As an example, if you have $50,000 in assets (your Available Individual Equity) and $500 in Remaining Monthly Income, your offer would be:

  • Lump Sum: $50,000 plus $6,000 = $56,000.
  • Payment Plan: $50,000 plus $12,000 = $62,000.

Maryland’s OIC Program

Maryland has its own Offer in Compromise program which can be used for all taxes administered by the Comptroller, including the Admissions and Amusement Tax, Income Tax, Sales and Use Tax, and Withholding Tax. Under the program, Maryland will look at your available assets, consider your circumstances, and arrive at a fair resolution of your liability by considering a reduction of the amount due.

Am I Eligible for a Maryland OIC?

In order to apply for this program, you must meet the following requirements:

  • You have incurred a delinquent tax liability that has resulted in an assessment.
  • You have exhausted all other avenues of administrative appeal.
  • There is no issue remaining that can be appealed.
  • Two years must have passed since you became liable for the tax.
  • You must be current with respect to all returns filed or required to be filed to the Comptroller’s Office.
  • You must not be currently involved in an open bankruptcy proceeding.
  • You are unlikely to be able to make payment in full any time in the foreseeable future due to your financial situation.
  • You either are without resources or unable to apply present and/or future resources to paying the outstanding tax liability.

What Are The Downsides To A Maryland OIC?

You must remain current with respect to future filings for at least three years after the Offer in Compromise is accepted.
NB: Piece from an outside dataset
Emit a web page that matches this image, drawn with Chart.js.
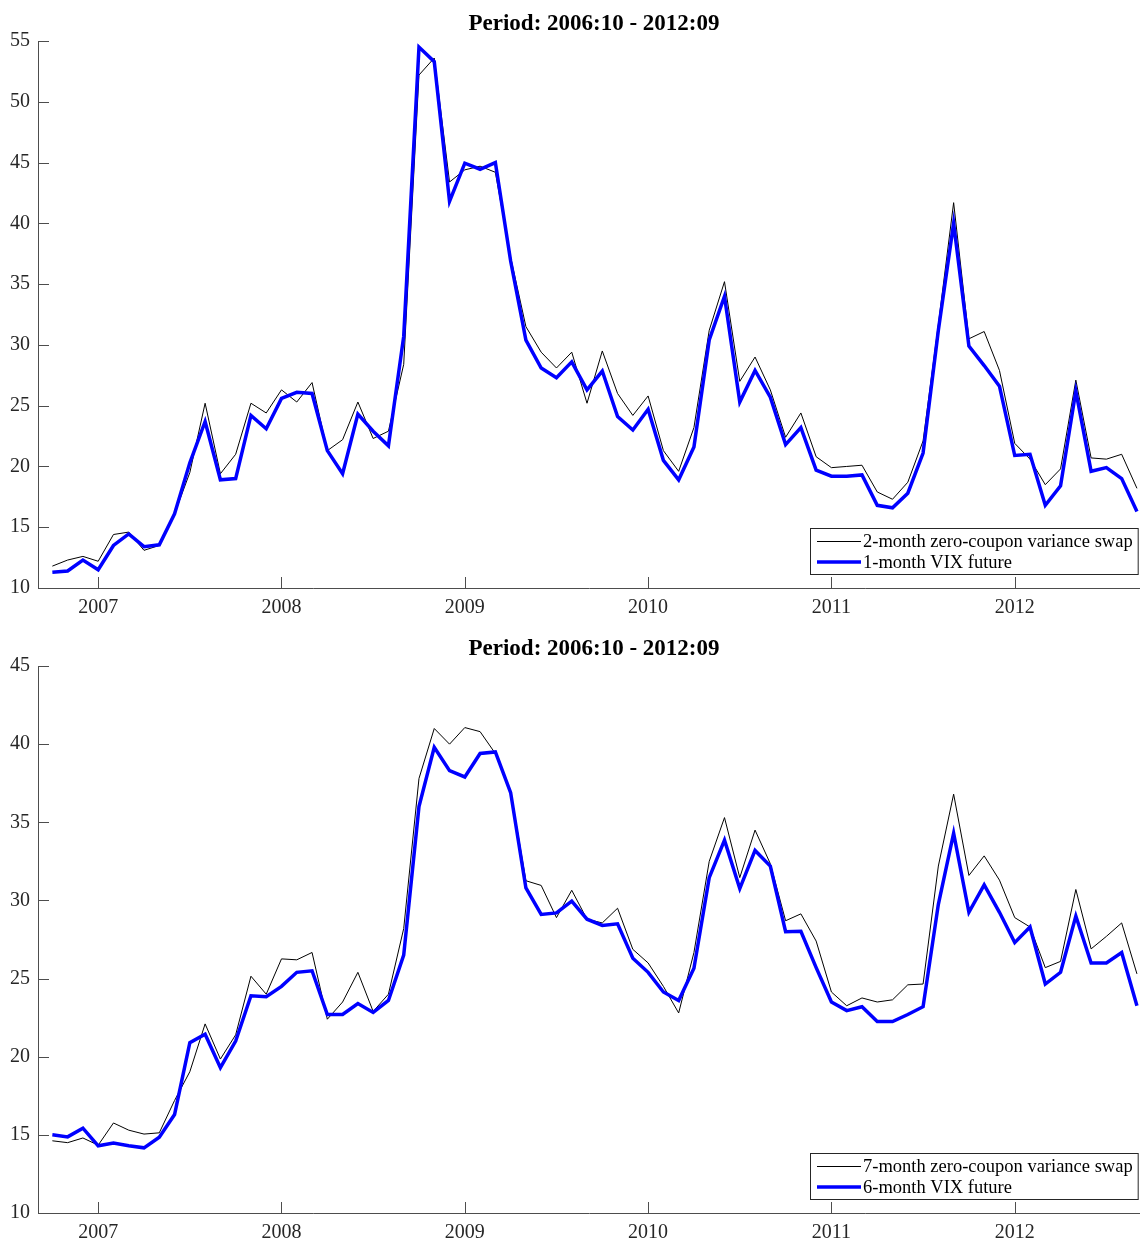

If you do not, you’ll owe all the taxes immediately, and the Comptroller can take all necessary action to collect.

Can I Appeal Maryland’s OIC decision?

All decisions under the Offer in Compromise Program are final and cannot be appealed. This is why you should carefully consider the facts and arguments you submit with your offer. The Comptroller’s Office will consider another OIC if your circumstances change.